(AIM): Locate each line of the material that contains "with", then return it.

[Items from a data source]
⟨

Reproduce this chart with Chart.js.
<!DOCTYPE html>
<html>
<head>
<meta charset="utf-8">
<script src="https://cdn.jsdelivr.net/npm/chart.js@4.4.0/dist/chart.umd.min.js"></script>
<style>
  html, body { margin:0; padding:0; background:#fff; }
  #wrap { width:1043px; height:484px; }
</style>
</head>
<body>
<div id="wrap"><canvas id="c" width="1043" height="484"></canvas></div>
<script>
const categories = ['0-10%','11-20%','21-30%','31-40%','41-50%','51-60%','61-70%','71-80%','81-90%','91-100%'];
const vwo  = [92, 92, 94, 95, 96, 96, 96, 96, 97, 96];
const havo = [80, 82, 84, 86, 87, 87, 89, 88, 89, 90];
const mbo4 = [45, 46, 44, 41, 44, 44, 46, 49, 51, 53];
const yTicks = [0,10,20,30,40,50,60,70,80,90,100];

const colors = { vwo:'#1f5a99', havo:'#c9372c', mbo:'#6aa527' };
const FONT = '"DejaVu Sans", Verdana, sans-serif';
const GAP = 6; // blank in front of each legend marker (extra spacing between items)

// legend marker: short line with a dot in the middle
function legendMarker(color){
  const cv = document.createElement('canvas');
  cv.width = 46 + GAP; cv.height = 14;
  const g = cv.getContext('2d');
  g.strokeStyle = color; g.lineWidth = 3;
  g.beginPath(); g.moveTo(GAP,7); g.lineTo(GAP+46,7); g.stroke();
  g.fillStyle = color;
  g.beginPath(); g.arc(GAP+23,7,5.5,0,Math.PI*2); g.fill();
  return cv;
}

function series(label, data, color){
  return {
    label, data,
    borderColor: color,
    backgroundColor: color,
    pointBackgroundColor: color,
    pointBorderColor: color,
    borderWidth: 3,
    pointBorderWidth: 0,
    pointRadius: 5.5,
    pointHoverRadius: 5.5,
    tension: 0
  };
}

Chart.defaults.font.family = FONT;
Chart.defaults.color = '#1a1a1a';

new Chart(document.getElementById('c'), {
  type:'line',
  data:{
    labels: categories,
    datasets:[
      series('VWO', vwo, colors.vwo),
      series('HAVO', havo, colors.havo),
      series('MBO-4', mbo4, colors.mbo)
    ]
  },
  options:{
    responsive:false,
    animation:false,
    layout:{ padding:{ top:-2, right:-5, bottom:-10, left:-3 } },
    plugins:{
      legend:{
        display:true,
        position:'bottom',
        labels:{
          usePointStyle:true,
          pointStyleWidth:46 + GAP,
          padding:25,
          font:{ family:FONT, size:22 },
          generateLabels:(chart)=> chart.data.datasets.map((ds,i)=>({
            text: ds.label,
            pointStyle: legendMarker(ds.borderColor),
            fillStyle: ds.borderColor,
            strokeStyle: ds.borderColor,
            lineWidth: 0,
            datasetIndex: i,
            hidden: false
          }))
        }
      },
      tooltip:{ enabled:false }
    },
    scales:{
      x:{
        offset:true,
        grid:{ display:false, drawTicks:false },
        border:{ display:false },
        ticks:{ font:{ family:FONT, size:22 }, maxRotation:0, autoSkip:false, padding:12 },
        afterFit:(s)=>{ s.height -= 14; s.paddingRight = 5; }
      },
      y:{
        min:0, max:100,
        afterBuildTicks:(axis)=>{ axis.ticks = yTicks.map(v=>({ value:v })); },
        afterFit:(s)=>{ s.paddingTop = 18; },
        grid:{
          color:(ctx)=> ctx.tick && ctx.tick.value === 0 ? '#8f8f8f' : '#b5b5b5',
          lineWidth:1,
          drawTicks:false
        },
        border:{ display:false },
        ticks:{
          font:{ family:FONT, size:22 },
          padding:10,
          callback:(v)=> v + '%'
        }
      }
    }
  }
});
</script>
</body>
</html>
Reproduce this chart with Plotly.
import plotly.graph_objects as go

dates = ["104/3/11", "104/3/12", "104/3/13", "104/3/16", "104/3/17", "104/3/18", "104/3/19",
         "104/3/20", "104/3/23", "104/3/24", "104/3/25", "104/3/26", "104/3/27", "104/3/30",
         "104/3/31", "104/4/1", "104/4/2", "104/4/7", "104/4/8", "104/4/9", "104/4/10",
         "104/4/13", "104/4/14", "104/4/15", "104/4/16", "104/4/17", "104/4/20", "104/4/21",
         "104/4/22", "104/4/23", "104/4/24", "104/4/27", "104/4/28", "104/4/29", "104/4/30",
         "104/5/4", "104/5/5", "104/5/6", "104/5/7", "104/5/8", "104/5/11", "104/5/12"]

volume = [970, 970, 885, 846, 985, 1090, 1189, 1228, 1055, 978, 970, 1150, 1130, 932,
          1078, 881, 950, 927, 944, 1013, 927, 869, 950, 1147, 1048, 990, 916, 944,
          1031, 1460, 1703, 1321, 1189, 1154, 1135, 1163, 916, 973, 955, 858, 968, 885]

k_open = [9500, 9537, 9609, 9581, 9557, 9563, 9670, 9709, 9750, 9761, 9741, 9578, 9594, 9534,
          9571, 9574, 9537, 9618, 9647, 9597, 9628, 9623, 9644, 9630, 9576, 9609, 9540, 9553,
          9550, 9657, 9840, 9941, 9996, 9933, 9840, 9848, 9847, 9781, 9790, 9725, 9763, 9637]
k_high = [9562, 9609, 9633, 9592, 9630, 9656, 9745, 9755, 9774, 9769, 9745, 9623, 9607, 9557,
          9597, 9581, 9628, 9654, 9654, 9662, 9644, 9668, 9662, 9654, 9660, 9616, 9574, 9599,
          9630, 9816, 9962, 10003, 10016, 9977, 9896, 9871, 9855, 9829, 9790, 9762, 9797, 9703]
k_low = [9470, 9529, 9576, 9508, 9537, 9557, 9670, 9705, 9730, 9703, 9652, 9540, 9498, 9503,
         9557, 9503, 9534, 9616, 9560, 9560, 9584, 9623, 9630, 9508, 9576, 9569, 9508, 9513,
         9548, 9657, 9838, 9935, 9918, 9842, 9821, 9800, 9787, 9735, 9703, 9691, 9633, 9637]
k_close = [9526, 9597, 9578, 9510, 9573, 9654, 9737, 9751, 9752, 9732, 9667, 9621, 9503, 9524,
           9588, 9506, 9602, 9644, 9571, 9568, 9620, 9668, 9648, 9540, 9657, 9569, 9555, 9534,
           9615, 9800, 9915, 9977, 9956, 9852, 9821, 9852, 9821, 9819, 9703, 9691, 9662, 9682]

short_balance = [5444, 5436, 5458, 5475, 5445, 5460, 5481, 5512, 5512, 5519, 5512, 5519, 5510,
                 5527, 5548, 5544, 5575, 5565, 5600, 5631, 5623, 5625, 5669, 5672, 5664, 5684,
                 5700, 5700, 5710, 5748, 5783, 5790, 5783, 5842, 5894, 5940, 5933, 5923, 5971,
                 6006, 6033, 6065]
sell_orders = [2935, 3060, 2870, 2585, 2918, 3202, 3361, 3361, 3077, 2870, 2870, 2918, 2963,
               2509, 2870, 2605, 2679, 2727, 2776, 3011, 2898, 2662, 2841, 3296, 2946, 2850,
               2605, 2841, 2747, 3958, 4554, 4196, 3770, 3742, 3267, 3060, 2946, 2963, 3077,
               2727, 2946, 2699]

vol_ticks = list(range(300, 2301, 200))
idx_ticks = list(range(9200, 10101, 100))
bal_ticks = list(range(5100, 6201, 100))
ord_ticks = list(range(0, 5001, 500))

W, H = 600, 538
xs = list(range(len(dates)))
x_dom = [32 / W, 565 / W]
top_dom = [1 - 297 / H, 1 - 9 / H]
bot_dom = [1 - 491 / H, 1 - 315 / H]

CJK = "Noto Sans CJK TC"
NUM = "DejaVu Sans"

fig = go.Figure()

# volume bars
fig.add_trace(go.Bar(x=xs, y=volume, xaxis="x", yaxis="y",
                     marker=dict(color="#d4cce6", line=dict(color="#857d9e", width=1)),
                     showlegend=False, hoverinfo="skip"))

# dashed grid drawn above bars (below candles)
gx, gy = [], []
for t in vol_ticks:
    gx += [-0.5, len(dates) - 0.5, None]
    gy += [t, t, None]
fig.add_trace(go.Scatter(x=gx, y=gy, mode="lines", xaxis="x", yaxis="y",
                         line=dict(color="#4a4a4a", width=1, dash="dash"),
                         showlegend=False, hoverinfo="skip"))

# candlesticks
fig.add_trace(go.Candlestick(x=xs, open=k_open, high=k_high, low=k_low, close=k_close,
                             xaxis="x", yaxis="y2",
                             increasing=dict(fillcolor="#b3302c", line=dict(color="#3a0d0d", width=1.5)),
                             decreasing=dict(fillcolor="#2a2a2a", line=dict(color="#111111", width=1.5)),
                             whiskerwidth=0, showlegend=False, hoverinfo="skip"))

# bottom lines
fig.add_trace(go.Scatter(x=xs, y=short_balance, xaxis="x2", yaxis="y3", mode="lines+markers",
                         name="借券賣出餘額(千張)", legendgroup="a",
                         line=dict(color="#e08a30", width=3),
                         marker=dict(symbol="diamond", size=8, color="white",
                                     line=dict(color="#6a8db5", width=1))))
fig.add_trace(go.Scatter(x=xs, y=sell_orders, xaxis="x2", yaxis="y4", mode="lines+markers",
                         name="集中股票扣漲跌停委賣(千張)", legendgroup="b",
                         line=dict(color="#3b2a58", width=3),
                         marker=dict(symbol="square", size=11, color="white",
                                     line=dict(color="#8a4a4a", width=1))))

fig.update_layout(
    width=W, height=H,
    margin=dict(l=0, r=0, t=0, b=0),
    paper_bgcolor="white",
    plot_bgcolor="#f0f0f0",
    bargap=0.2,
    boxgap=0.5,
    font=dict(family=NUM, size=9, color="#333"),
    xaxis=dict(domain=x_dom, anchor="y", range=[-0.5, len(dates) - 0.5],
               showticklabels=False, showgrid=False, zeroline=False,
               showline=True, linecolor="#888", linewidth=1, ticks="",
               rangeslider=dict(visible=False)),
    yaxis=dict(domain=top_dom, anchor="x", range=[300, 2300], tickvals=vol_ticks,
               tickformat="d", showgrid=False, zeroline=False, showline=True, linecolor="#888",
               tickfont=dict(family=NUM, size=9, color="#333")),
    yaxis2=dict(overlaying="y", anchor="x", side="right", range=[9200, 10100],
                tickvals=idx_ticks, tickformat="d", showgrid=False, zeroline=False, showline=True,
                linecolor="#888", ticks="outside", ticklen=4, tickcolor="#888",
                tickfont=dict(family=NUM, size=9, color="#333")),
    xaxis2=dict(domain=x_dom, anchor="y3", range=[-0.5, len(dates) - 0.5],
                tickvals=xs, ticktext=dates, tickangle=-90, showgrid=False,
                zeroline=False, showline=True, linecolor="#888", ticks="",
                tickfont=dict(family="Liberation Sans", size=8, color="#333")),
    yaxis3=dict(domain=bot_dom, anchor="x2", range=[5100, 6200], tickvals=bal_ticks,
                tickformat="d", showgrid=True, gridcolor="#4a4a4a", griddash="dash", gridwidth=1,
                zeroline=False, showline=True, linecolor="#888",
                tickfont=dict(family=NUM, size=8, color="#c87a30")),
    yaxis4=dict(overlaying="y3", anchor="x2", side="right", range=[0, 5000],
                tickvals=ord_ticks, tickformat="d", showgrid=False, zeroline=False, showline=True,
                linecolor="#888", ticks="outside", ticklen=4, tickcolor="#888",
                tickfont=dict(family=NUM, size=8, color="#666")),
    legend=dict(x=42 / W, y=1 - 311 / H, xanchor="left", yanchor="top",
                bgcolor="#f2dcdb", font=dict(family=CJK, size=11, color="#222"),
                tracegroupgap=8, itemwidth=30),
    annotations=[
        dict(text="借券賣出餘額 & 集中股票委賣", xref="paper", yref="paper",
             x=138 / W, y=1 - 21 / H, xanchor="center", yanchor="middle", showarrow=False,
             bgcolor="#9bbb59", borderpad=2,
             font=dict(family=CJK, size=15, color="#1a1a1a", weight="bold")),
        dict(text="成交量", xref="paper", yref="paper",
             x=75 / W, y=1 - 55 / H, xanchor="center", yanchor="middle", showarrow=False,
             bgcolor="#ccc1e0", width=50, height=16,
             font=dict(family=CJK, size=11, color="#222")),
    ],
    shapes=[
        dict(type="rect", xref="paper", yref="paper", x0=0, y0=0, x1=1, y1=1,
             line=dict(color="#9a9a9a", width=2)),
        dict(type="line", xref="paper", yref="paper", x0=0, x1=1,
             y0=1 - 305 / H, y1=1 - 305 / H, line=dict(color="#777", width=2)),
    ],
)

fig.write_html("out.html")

⟩

(TASK ANSWER):
Reproduce this chart with Chart.js.
// legend marker: short line with a dot in the middle
Reproduce this chart with Plotly.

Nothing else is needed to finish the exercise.